== To do ==
Copy down all of the data underneath, exactly as shown.

== Dataset section ==
-- Begin --

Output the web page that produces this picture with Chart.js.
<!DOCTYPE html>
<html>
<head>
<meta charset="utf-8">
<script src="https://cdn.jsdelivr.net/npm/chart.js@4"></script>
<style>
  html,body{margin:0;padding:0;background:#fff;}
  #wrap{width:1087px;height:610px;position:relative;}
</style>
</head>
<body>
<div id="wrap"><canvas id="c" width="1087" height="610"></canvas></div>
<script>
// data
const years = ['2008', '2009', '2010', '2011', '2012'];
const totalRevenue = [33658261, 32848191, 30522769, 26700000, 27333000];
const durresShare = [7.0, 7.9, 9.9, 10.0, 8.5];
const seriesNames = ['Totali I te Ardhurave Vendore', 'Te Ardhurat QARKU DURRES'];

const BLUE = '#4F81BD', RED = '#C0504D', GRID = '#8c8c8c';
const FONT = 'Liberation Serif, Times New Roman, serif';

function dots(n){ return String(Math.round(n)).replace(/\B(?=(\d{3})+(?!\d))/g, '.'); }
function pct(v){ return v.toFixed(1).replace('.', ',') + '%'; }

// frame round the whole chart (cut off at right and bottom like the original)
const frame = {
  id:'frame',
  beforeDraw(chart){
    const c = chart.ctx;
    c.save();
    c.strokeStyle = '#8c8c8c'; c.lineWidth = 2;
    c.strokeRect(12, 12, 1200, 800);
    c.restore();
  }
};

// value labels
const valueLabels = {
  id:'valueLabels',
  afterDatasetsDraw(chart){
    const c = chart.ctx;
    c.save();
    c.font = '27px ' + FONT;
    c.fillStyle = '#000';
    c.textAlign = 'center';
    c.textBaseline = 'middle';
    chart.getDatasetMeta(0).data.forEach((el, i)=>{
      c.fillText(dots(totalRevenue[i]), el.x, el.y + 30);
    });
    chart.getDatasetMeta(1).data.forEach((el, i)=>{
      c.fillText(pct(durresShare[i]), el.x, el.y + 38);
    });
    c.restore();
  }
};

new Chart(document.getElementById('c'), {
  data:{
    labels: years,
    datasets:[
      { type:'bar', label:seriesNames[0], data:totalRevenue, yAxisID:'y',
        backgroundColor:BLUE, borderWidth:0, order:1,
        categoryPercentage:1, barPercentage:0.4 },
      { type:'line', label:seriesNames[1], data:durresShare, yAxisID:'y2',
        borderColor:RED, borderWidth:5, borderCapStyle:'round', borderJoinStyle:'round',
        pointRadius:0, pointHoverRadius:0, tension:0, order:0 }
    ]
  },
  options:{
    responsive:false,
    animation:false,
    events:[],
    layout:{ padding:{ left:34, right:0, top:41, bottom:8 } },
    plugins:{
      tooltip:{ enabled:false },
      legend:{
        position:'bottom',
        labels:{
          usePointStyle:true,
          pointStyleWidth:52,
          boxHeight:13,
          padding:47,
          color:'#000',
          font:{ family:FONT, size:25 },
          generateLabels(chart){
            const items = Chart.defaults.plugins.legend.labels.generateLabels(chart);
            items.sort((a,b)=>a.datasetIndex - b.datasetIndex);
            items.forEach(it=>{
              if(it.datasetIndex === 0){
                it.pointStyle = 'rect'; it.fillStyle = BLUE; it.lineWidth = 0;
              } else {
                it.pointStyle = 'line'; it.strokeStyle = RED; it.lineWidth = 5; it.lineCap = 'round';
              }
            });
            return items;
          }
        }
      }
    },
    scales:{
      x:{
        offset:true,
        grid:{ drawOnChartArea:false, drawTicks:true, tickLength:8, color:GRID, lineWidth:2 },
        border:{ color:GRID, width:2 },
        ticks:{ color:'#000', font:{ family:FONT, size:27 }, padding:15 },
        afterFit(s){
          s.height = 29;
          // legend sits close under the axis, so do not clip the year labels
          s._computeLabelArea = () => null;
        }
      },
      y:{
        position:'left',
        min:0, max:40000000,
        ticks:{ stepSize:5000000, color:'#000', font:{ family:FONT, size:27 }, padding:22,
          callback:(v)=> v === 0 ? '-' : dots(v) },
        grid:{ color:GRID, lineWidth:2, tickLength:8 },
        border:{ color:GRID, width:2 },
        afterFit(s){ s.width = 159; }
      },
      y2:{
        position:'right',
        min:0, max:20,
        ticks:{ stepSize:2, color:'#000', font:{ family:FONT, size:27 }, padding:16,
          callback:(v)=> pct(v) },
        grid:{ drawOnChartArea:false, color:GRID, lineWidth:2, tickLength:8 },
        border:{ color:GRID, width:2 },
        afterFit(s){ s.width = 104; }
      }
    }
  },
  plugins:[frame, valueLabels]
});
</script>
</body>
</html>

-- End --

== Output for this exercise ==
Output the web page that produces this picture with Chart.js.
<!DOCTYPE html>
<html>
<head>
<meta charset="utf-8">
<script src="https://cdn.jsdelivr.net/npm/chart.js@4"></script>
<style>
  html,body{margin:0;padding:0;background:#fff;}
  #wrap{width:1087px;height:610px;position:relative;}
</style>
</head>
<body>
<div id="wrap"><canvas id="c" width="1087" height="610"></canvas></div>
<script>
// data
const years = ['2008', '2009', '2010', '2011', '2012'];
const totalRevenue = [33658261, 32848191, 30522769, 26700000, 27333000];
const durresShare = [7.0, 7.9, 9.9, 10.0, 8.5];
const seriesNames = ['Totali I te Ardhurave Vendore', 'Te Ardhurat QARKU DURRES'];

const BLUE = '#4F81BD', RED = '#C0504D', GRID = '#8c8c8c';
const FONT = 'Liberation Serif, Times New Roman, serif';

function dots(n){ return String(Math.round(n)).replace(/\B(?=(\d{3})+(?!\d))/g, '.'); }
function pct(v){ return v.toFixed(1).replace('.', ',') + '%'; }

// frame round the whole chart (cut off at right and bottom like the original)
const frame = {
  id:'frame',
  beforeDraw(chart){
    const c = chart.ctx;
    c.save();
    c.strokeStyle = '#8c8c8c'; c.lineWidth = 2;
    c.strokeRect(12, 12, 1200, 800);
    c.restore();
  }
};

// value labels
const valueLabels = {
  id:'valueLabels',
  afterDatasetsDraw(chart){
    const c = chart.ctx;
    c.save();
    c.font = '27px ' + FONT;
    c.fillStyle = '#000';
    c.textAlign = 'center';
    c.textBaseline = 'middle';
    chart.getDatasetMeta(0).data.forEach((el, i)=>{
      c.fillText(dots(totalRevenue[i]), el.x, el.y + 30);
    });
    chart.getDatasetMeta(1).data.forEach((el, i)=>{
      c.fillText(pct(durresShare[i]), el.x, el.y + 38);
    });
    c.restore();
  }
};

new Chart(document.getElementById('c'), {
  data:{
    labels: years,
    datasets:[
      { type:'bar', label:seriesNames[0], data:totalRevenue, yAxisID:'y',
        backgroundColor:BLUE, borderWidth:0, order:1,
        categoryPercentage:1, barPercentage:0.4 },
      { type:'line', label:seriesNames[1], data:durresShare, yAxisID:'y2',
        borderColor:RED, borderWidth:5, borderCapStyle:'round', borderJoinStyle:'round',
        pointRadius:0, pointHoverRadius:0, tension:0, order:0 }
    ]
  },
  options:{
    responsive:false,
    animation:false,
    events:[],
    layout:{ padding:{ left:34, right:0, top:41, bottom:8 } },
    plugins:{
      tooltip:{ enabled:false },
      legend:{
        position:'bottom',
        labels:{
          usePointStyle:true,
          pointStyleWidth:52,
          boxHeight:13,
          padding:47,
          color:'#000',
          font:{ family:FONT, size:25 },
          generateLabels(chart){
            const items = Chart.defaults.plugins.legend.labels.generateLabels(chart);
            items.sort((a,b)=>a.datasetIndex - b.datasetIndex);
            items.forEach(it=>{
              if(it.datasetIndex === 0){
                it.pointStyle = 'rect'; it.fillStyle = BLUE; it.lineWidth = 0;
              } else {
                it.pointStyle = 'line'; it.strokeStyle = RED; it.lineWidth = 5; it.lineCap = 'round';
              }
            });
            return items;
          }
        }
      }
    },
    scales:{
      x:{
        offset:true,
        grid:{ drawOnChartArea:false, drawTicks:true, tickLength:8, color:GRID, lineWidth:2 },
        border:{ color:GRID, width:2 },
        ticks:{ color:'#000', font:{ family:FONT, size:27 }, padding:15 },
        afterFit(s){
          s.height = 29;
          // legend sits close under the axis, so do not clip the year labels
          s._computeLabelArea = () => null;
        }
      },
      y:{
        position:'left',
        min:0, max:40000000,
        ticks:{ stepSize:5000000, color:'#000', font:{ family:FONT, size:27 }, padding:22,
          callback:(v)=> v === 0 ? '-' : dots(v) },
        grid:{ color:GRID, lineWidth:2, tickLength:8 },
        border:{ color:GRID, width:2 },
        afterFit(s){ s.width = 159; }
      },
      y2:{
        position:'right',
        min:0, max:20,
        ticks:{ stepSize:2, color:'#000', font:{ family:FONT, size:27 }, padding:16,
          callback:(v)=> pct(v) },
        grid:{ drawOnChartArea:false, color:GRID, lineWidth:2, tickLength:8 },
        border:{ color:GRID, width:2 },
        afterFit(s){ s.width = 104; }
      }
    }
  },
  plugins:[frame, valueLabels]
});
</script>
</body>
</html>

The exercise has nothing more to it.